Why did NCC stock jump 5% despite disappointing Q1 results? The market sees long-term potential in its strong order book. Read the full analysis on puneripages.in.
By Prashant for PuneriPages.in
- Revenue: ₹1,971 crore (down from ₹2,266 crore YoY)
- Net Profit (PAT): ₹50.7 crore (vs ₹61.3 crore YoY)
- Order Book: Over ₹50,000 crore
- Market Reaction: NCC shares rose nearly 5% intraday on the NSE
Table of Contents
A Paradox in the Market: Weak Earnings, Strong Rally
Let’s be honest—on the surface, NCC’s Q1 numbers don’t exactly scream celebration. Revenue and profit both took a hit year-over-year. So when I saw the stock shoot up nearly 5% after these results, my first thought was: “Wait, what?”
But then I dug in, and the picture became clearer. This isn’t just about past performance. The market, as always, is looking ahead. And in NCC’s case, the road forward looks far more exciting than the quarter left behind.
The Power of the Order Book
If you follow infrastructure stocks, you know the order book is everything. It’s not just a fancy number — it’s a glimpse into future revenue. NCC’s latest order book? Over ₹50,000 crore.
That’s a big deal. It tells investors, “Hey, we may have stumbled a bit in Q1, but the work is lined up, and it’s massive.” Execution is key, of course, but with this kind of pipeline, the market sees plenty of upside.
Beating Low Expectations
Here’s another angle. Expectations were already muted for this quarter. Think monsoon season, labor slowdowns, and typical infra hiccups. So when NCC didn’t fall off a cliff and held its ground, it was actually a bit of a win.
Sometimes in the market, it’s not about doing great. It’s about doing better than feared.
Margin Management and Cost Discipline
This part really caught my eye. Despite the dip in topline numbers, NCC seems to have kept a firm grip on its margins. That speaks volumes about internal efficiency.
In infra, margins are fragile—one bad project or delay can wreck them. So to see NCC holding steady tells me there’s strong discipline at play. And that’s the kind of detail serious investors notice.
Infra Is Hot, and NCC Is Well-Positioned
Look around—the government’s infrastructure push isn’t slowing down anytime soon. Roads, rails, metros, smart cities… it’s all in motion. NCC, with its order book and track record, stands to benefit directly.

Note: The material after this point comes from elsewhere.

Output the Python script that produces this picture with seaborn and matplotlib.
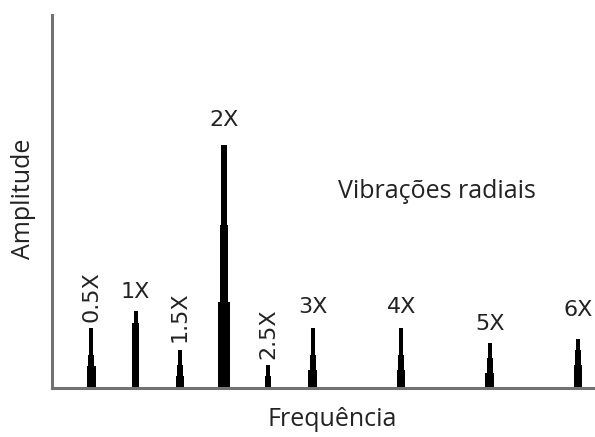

This broader momentum is giving investors confidence that companies like NCC aren’t just surviving; they’re about to thrive.
What the Experts Are Saying
Motilal Oswal, one of the big brokerage voices, isn’t sweating the Q1 miss. They’ve maintained a “Buy” with a target price of ₹140. Their view? The order flow is solid, and the execution will follow.
They wrote: “NCC’s performance was in line with expectations. Execution should ramp up in H2 FY26. We like the stock for the medium to long term.”
Translation: Patience will pay off.
Looking Ahead: What to Watch
If you’re tracking NCC, here’s what I’d keep an eye on:
- Is revenue picking up quarter-on-quarter?
- Are margins staying healthy?
- How fast is the order book turning into actual work?
These are the real litmus tests for whether NCC can convert promise into performance.
Final Thoughts
So yeah, Q1 was a little underwhelming. But the market isn’t dwelling on that. Instead, it’s focused on the future — a future backed by a massive order book, stable margins, and strong sectoral support.
This rally wasn’t irrational. It was a signal. The smart money sees a company that’s laying the foundation (pun intended) for serious growth.
As always, it’s not just about the numbers in the rearview mirror. It’s about the road ahead — and for NCC, that road looks wide and well-paved.